What will you do about ghost jobs? For example I see Microsoft has a bunch of generic software engineer roles listed, despite them just doing huge layoffs. If they were actually hiring they could have easily shifted existing workers into those. These aren't highly specialized roles.
Lots of companies continue to hire even as they cut jobs. I would even say it is normal. Ghost jobs do also exist.
> Ghost jobs do also exist.
I don’t know about that. A lot of times companies will already have someone they want but they have to post a job listing for X days before they can fulfill it.
Full time hire process can take a long time and is why contract to hire can get you in the door faster.
What you are describing is a ghost job though, right? At least from the perspective of all the applicants but one.
Oops. I guess I agree with binary132 then. I misread that and apparently added a "not" in there in my head.
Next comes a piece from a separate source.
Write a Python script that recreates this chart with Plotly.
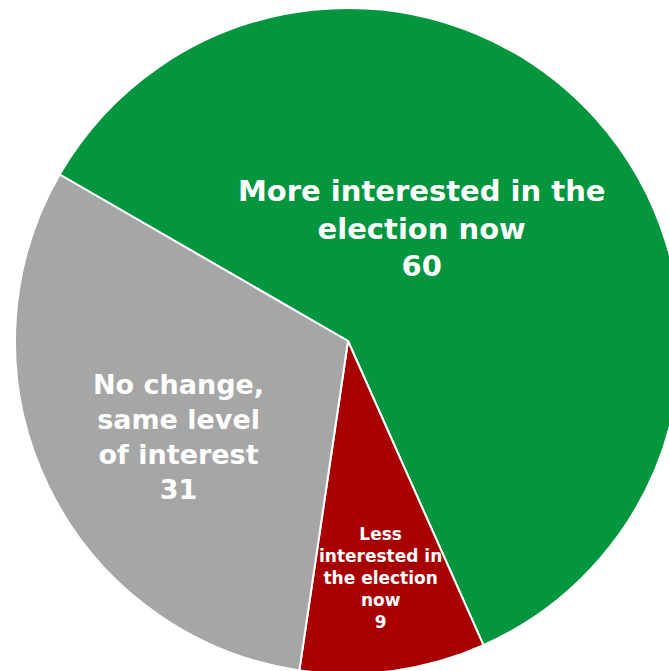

This is still a ghost job. A ghost job are jobs advertised that are not intended to be filled. If they are leaving ads up for jobs that are already filled it is a ghost job.
Oops. I guess I agree with binary132 then. I misread that and apparently added a "not" in there in my head.
> If they were actually hiring they could have easily shifted existing workers into those.
I wouldn't assume that it's appropriate to shift people in a layoff to new roles within a company. I remember, when working at Intel, that some people were given opportunity (and preference) to apply to internal roles before being asked to leave.
That being said, not everyone is a good fit to transition to open roles. Other times, a certain amount of headcount turnover is healthy. (I personally felt like a lot of Intel's woes were due to the organization being too insular; and a certain amount of turnover would have helped them.)
This is a great question! I think it is something that the platform can potentially address in the future via community inputs, e.g. people can report they have submitted to this position but never heard back within a week/few weeks. The more a position gets reported, the more indication that it is a ghost job. I am open for ideas here.
Sometimes, companies shift engineers whenever they can before layoffs, and sometimes, they let go folks to rehire or hire back folks that were laid off if rehire proves difficult. I am not sure why companies do this but have seem it happens.
"Huge" may be an overstatement. They laid off 6,000 people which is obviously a lot of individuals losing their jobs but only represents 3% of the company. In today's market a 3% layoff is comparatively small.
I've never heard of a company doing a layoff in the way you describe, eliminating thousands of roles and immediately moving those people into open roles throughout the company. It assumes the employees are fungible and will be a good fit for any open position and would lead to everyone knowing the layoff is coming well before its announced.